Decomposing and Regenerating Syntactic Trees

Abstract

The thesis focuses on learning syntactic tree structures by generalizing over annotated treebanks. It investigates several probabilistic models for three different syntactic representations. Standard phrase-structure and dependency-structure treebanks are used to train and test the models. A third representation is proposed, based on a systematic yet concise formulation of the original dependency theory proposed by Lucien Tesni`ere (1959). This new representation incorporates all main advantages of phrase-structure and dependency-structure, and represents a valid compromise between adequacy and simplicity in syntactic description. One of the main contributions of the thesis is to formulate a general framework for defining probabilistic generative models of syntax.
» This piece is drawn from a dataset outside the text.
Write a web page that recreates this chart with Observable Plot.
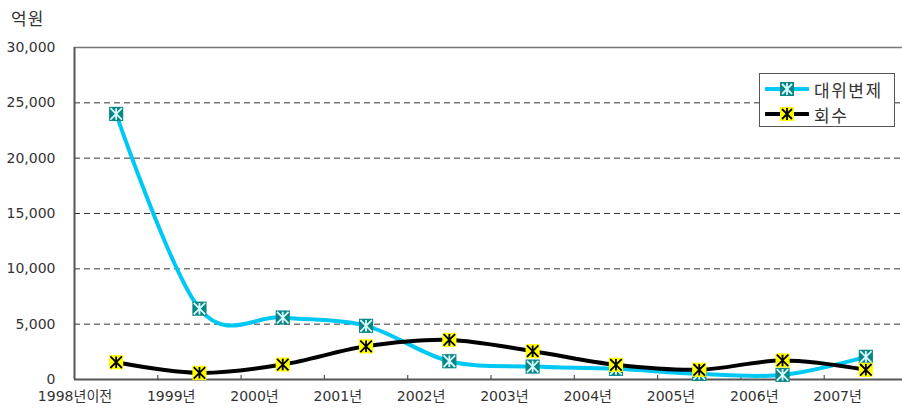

In every model syntactic trees are decomposed in elementary constructs which can be recomposed to generate novel syntactic structures by means of specific combinatory operations. For learning phrase-structures, a novel Data-Oriented Parsing approach (Bod et al., 2003) is proposed. Following the original DOP framework, constructs of variable size are utilized as building blocks of the model. In order to restrict the grammar to a small yet representative set of constructions, only those recurring multiple times in the training treebank are utilized. For finding recurring fragments a novel efficient tree-kernel algorithm is utilized. Regarding the other two representations, several generative models are formulated and evaluated by means of a re-ranking framework. This represents an effective methodology, which can function as a parser-simulator, and can guide the process of (re)defining probabilistic generative models for learning syntactic structures.